Wie keurt de advocaat?

maandag 30 september 2013

Op feesten en partijen kun je als advocaat beter niet vertellen wat je voor de kost doet. Niet alleen om te vermijden dat je de hele avond naar een klacht over een onterechte boete moet luisteren, onder het motto: “het gaat niet om het geld, maar om het principe”, maar ook omdat het imago van de advocaat wel wat te wensen overlaat. Geldwolven zijn het en gladde praters. Althans dat was zo’n beetje het beeld, totdat de vakbroeders en zusters ruimschoots ingehaald werden door een slechter imago van bestuurders van banken en pensioenfondsen.

Ook journalisten hebben een beeld van de advocatuur. Het Advocatenblad plaatste onlangs een aantal interviews met ervaren journalisten in de juridische journalistiek. Dat blijkt dan overigens uitsluitend om strafrecht te gaan. Want moord en doodslag blijken toch boeiender dan het brood en spelen van het civiele recht. Enfin, volgens de journalisten wordt er wat afgestunteld in de rechtszaal. Zo zijn er advocaten gezien die in de rechtszaal “voor het eerst het elastiekje van hun dossiermap halen”, soms is er “veel theater en weinig inhoud” en willen “sommige advocaten in het openbaar iets te vaak hun piemeltje poetsen”. Foei, maar uiteindelijk is het overall oordeel niet eens zo slecht. De journalisten geven een 7 tot 9.

Staatsecretaris Teeven is veel minder positief over de kwaliteit van de advocatuur en wenst extern toezicht, vanuit het idee dat toezicht niet uitsluitend aan de sector zelf (zoals nu het geval is) kan worden overgelaten. Een onafhankelijk College van Toezicht voor de controle op de advocatuur. De Orde van Advocaten is boos en spreekt van kwalijk staatstoezicht.
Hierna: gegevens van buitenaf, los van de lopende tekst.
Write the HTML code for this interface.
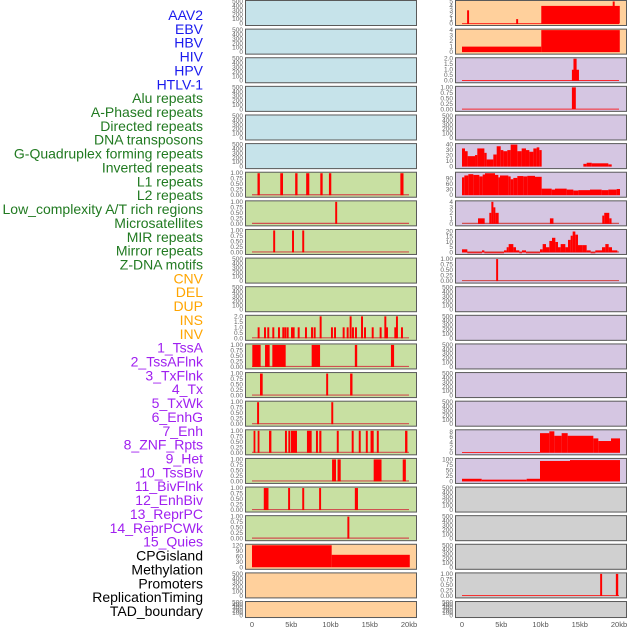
<!DOCTYPE html>
<html><head><meta charset="utf-8">
<style>
body{margin:0;background:#fff;width:630px;height:630px;overflow:hidden;font-family:"Liberation Sans",sans-serif}
svg{display:block}
</style></head>
<body>
<svg id="chart" width="630" height="630"></svg>
<script>
// ---- labels ----
const trackLabels = ["AAV2","EBV","HBV","HIV","HPV","HTLV-1","Alu repeats","A-Phased repeats","Directed repeats","DNA transposons","G-Quadruplex forming repeats","Inverted repeats","L1 repeats","L2 repeats","Low_complexity A/T rich regions","Microsatellites","MIR repeats","Mirror repeats","Z-DNA motifs","CNV","DEL","DUP","INS","INV","1_TssA","2_TssAFlnk","3_TxFlnk","4_Tx","5_TxWk","6_EnhG","7_Enh","8_ZNF_Rpts","9_Het","10_TssBiv","11_BivFlnk","12_EnhBiv","13_ReprPC","14_ReprPCWk","15_Quies","CPGisland","Methylation","Promoters","ReplicationTiming","TAD_boundary"];
const labelGroups = [6,13,5,15,5];
const groupColors = ["#1a1aee","#217a21","#ffa500","#a020f0","#000000"];
// ---- x axis ----
const xTickValues = [0,5,10,15,20];
const xTickLabels = ["0","5kb","10kb","15kb","20kb"];
// ---- y tick sets ----
const ticks500 = ["0","100","200","300","400","500"];
const ticks1 = ["0.00","0.25","0.50","0.75","1.00"];
const ticks2 = ["0.0","0.5","1.0","1.5","2.0"];
const ticks5 = ["0","1","2","3","4","5"];
const ticks4 = ["0","1","2","3","4"];
const ticks40 = ["0","10","20","30","40"];
const ticks90 = ["0","30","60","90"];
const ticks20 = ["0","5","10","15","20"];
const ticks8 = ["0","2","4","6","8"];
const ticks100 = ["0","25","50","75","100"];
const ticks120 = ["0","30","60","90","120"];
// ---- data: [startKb, endKb, value] ----
const L1sites = [[0.7,1.0,1],[3.6,3.95,1],[5.5,5.8,1],[6.9,7.3,1],[8.7,9.0,1],[9.8,10.1,1],[18.9,19.3,1]];
const L2sites = [[10.6,10.85,1]];
const lowCompSites = [[2.7,2.95,1],[5.1,5.35,1],[6.4,6.65,1]];
const insStarts = [0.72,1.53,1.95,2.59,3.31,3.86,4.12,4.42,4.97,5.18,5.82,6.75,7.52,7.86,8.62,10.06,10.45,11.55,12.06,12.44,12.74,13.12,13.89,14.27,15.25,16.26,16.86,17.07,18.13,18.34,18.98];
const insValues = [1,1,1,1,1,1,1,1,1,1,1,1,1,1,2,1,1,1,1,2,1,1,2,1,1,1,2,1,1,2,1];
const tssA = [[0.04,1.1,1],[1.66,2.25,1],[2.59,4.29,1],[7.6,8.67,1],[13.1,13.4,1],[17.7,18.1,1]];
const tssAFlnk = [[1.02,1.36,1],[9.45,9.7,1],[12.5,12.8,1]];
const txFlnk = [[0.65,0.9,1],[10.1,10.35,1]];
const txStarts = [0.2,0.72,2.17,4.2,4.63,4.97,7.0,8.15,8.57,10.8,12.7,13.6,14.5,15.1,15.9,19.5];
const txEnds = [0.42,0.95,2.47,4.45,4.88,5.73,7.6,8.4,8.84,11.05,12.95,13.85,14.75,15.5,16.15,19.8];
const txWk = [[10.2,10.7,1],[10.9,11.3,1],[15.5,16.5,1],[19.2,19.6,1]];
const enhG = [[1.5,2.1,1],[4.6,4.85,1],[6.4,6.65,1],[8.55,8.8,1],[13.1,13.5,1]];
const enh = [[12.15,12.4,1]];
const cpg = [[0,10.15,120],[10.15,20.1,68]];
const aav2 = [[0,20,0.05],[0.65,0.9,3],[6.9,7.15,1],[10.1,20.1,4],[19.2,19.45,5]];
const ebv = [[0,10.1,1],[10.1,20.1,4]];
const hiv = [[0,20,0.05],[14.0,14.9,1],[14.2,14.6,2]];
const hpv = [[0,20,0.03],[14.0,14.5,1]];
const gquadStarts = [0,0.38,0.72,1.66,1.95,2.85,3.14,3.99,4.42,4.93,5.27,5.77,6.2,7.05,7.6,8.15,8.58,9.09,9.51,9.85,15.46,15.88,16.52,18.64];
const gquadEnds = [0.38,0.72,1.66,1.95,2.85,3.14,3.99,4.42,4.93,5.27,5.77,6.2,7.05,7.6,8.15,8.58,9.09,9.51,9.85,10.15,15.88,16.52,18.64,19.07];
const gquadValues = [33,28,19,21,33,25,13,22,37,30,28,30,40,28,33,30,27,33,35,30,5,7,6,4];
const invZ = [126,133,145,160,178,188,195,225,235,240,265,272,280,292,310,322,345,365,395,405,440,460,475,510,545,565,590,600];
const invValues = [95,105,112,108,100,110,117,108,95,105,100,85,92,102,100,103,98,35,30,35,30,25,27,30,27,30,33];
const l1Right = [[2.04,2.89,1],[3.48,3.74,2],[3.74,4.0,4],[4.0,4.25,3],[4.25,4.67,2],[11.2,11.65,1],[17.87,18.12,1.5],[18.12,18.76,2],[18.76,19.05,1]];
const mirZ = [126,142,186,193,252,260,266,280,288,298,306,318,360,368,378,388,396,406,414,422,436,444,452,458,466,474,488,500,512,526,546,556,566,576,592];
const mirValues = [3,0,2,0,2,5,8,5,2,0,2,0,3,8,5,11,14,10,5,8,5,12,16,20,17,7,7,2,0,2,5,8,5,2];
const lowCompRight = [[4.35,4.6,1]];
const enhRightZ = [126,360,388,403,425,443,520,535,573,600];
const enhRightValues = [0.3,7.5,8.2,6.5,7.5,6.5,5.5,4.5,5.5];
const hetRightZ = [126,185,320,360,450,600];
const hetRightValues = [12,8,12,93,97];
const promoterRight = [[0,20,0.03],[17.6,17.85,1],[19.6,19.9,1]];

function zToSegs(z, vals){const s=[];for(let i=0;i<vals.length;i++){s.push([(z[i]-126)/23.55,(z[i+1]-126)/23.55,vals[i]]);}return s;}
function seSegs(st,en,vals){return st.map((a,i)=>[a,en[i],vals[i]]);}
function siteSegs(st,vals,w){return st.map((a,i)=>[a,a+w,vals[i]]);}

const BLUE="#c6e3ea",GREEN="#c8e0a2",ORANGE="#ffd09c",PURPLE="#d5c6e2",GREY="#d0d0d0";
const leftBg=[BLUE,BLUE,BLUE,BLUE,BLUE,BLUE,GREEN,GREEN,GREEN,GREEN,GREEN,GREEN,GREEN,GREEN,GREEN,GREEN,GREEN,GREEN,GREEN,ORANGE,ORANGE,ORANGE];
const rightBg=[ORANGE,ORANGE,PURPLE,PURPLE,PURPLE,PURPLE,PURPLE,PURPLE,PURPLE,PURPLE,PURPLE,PURPLE,PURPLE,PURPLE,PURPLE,PURPLE,PURPLE,GREY,GREY,GREY,GREY,GREY];
const withBase=(s)=>[[0,20,0.03*0]].concat(s);
const leftPanels=[
 [ticks500,500,[],false],[ticks500,500,[],false],[ticks500,500,[],false],[ticks500,500,[],false],[ticks500,500,[],false],[ticks500,500,[],false],
 [ticks1,1,L1sites,true],[ticks1,1,L2sites,true],[ticks1,1,lowCompSites,true],[ticks500,500,[],false],[ticks500,500,[],false],
 [ticks2,2,siteSegs(insStarts,insValues,0.25),true],[ticks1,1,tssA,true],[ticks1,1,tssAFlnk,true],[ticks1,1,txFlnk,true],
 [ticks1,1,seSegs(txStarts,txEnds,txStarts.map(()=>1)),true],[ticks1,1,txWk,true],[ticks1,1,enhG,true],[ticks1,1,enh,true],
 [ticks120,120,cpg,false],[ticks500,500,[],false],[ticks500,500,[],false]];
const rightPanels=[
 [ticks5,5,aav2,false],[ticks4,4,ebv,false],[ticks2,2,hiv,false],[ticks1,1,hpv,false],[ticks500,500,[],false],
 [ticks40,40,seSegs(gquadStarts,gquadEnds,gquadValues),false],[ticks90,117,zToSegs(invZ,invValues),false],
 [ticks4,4,l1Right,true],[ticks20,21,zToSegs(mirZ,mirValues),true],[ticks1,1,lowCompRight,true],
 [ticks500,500,[],false],[ticks500,500,[],false],[ticks500,500,[],false],[ticks500,500,[],false],[ticks500,500,[],false],
 [ticks8,8.4,zToSegs(enhRightZ,enhRightValues),false],[ticks100,100,zToSegs(hetRightZ,hetRightValues),false],
 [ticks500,500,[],false],[ticks500,500,[],false],[ticks500,500,[],false],[ticks1,1,promoterRight,false],[ticks500,500,[],false]];

const svg=document.getElementById('chart');
const NS="http://www.w3.org/2000/svg";
function mk(tag,attrs,parent){const e=document.createElementNS(NS,tag);for(const k in attrs)e.setAttribute(k,attrs[k]);(parent||svg).appendChild(e);return e;}

// labels
let li=0;
labelGroups.forEach((n,g)=>{for(let k=0;k<n;k++){
  const t=mk('text',{x:203,y:15+li*13.86+5,'text-anchor':'end','font-size':'14',fill:groupColors[g]});
  t.textContent=trackLabels[li];
  
  
  li++;}});

const ROWSTEP=28.62, PW=171;
function drawPanel(col,row,bg,p){
  const x0=col===0?245:455;
  const top=row*ROWSTEP, h=row===21?16:25;
  const xs=kb=>x0+7+kb*7.85;
  const [tk,ymax,segs,base]=p;
  const ys=v=>top+h-1.5-(v/ymax)*(h-3);
  const g=mk('g',{});
  
  
  mk('rect',{x:x0+1,y:top+1,width:PW,height:h,fill:'#aaa',opacity:0.5},g);
  mk('rect',{x:x0+0.5,y:top+0.5,width:PW,height:h,fill:bg,stroke:'#5a5a5a','stroke-width':1},g);
  if(base){const b=mk('line',{x1:xs(0),x2:xs(20),y1:ys(0)-0.5,y2:ys(0)-0.5,stroke:'#d05050','stroke-width':1.2},g);
    }
  segs.forEach(s=>{
    const xa=xs(s[0]), w=Math.max(xs(s[1])-xa,1.8);
    const y=Math.max(ys(s[2]),top+0.5);
    const r=mk('rect',{x:xa,y:y,width:w,height:Math.max(ys(0)-y,0.8),fill:'#ff0000'},g);
    
    
  });
  tk.forEach((lab,i)=>{
    const v=ymax*(i/(tk.length-1))*(parseFloat(tk[tk.length-1])/ymax);
    const t=mk('text',{x:x0-2,y:ys(parseFloat(lab))+2,'text-anchor':'end','font-size':'6.5',fill:'#666'},g);
    t.textContent=lab;
    
    
  });
  if(row===21){xTickValues.forEach((v,i)=>{
    const t=mk('text',{x:xs(v),y:627,'text-anchor':'middle','font-size':'7.5',fill:'#555'});
    t.textContent=xTickLabels[i];
    
    
  });}
}
leftPanels.forEach((p,r)=>drawPanel(0,r,leftBg[r],p));
rightPanels.forEach((p,r)=>drawPanel(1,r,rightBg[r],p));
</script>
</body></html>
En daar is zeker iets voor te zeggen. De advocaat moet ten behoeve van zijn cliënt immers ook vrij zijn om de overheid zo nodig te vuur en te zwaard te bestrijden. Daar past geen zwaar opgetuigd overheidstoezicht bij. Velen, onder meer hoogleraar advocatuur Britta Böhler, geven de voorkeur aan zelfregulering.

Maar dan moet de slager wel wat preciezer op het eigen vlees zijn. Moszkowicz kreeg weliswaar ‘levenslang’, maar dat is echt een uitzondering. De advocaat die zich een klacht van het lijf probeerde te houden door zijn cliënt te dreigen met een aanzienlijke schadevergoeding, kwam weg met een simpele waarschuwing. En wat te denken van de advocaat die een vermogende, maar demente hoogbejaarde ongespecificeerde facturen ter hoogte van circa € 75.000, stuurde en haar adviseerde in gemeenschap van goederen te trouwen met haar 22-jarige achterneef? Ieder normaal mens noemt zo iemand een boef. Het Hof van Discipline vond een maand schorsing wel genoeg. Kortom, de slager die zich de inspectie van het lijf wil houden, mag best wat strenger zijn voor eigen waar.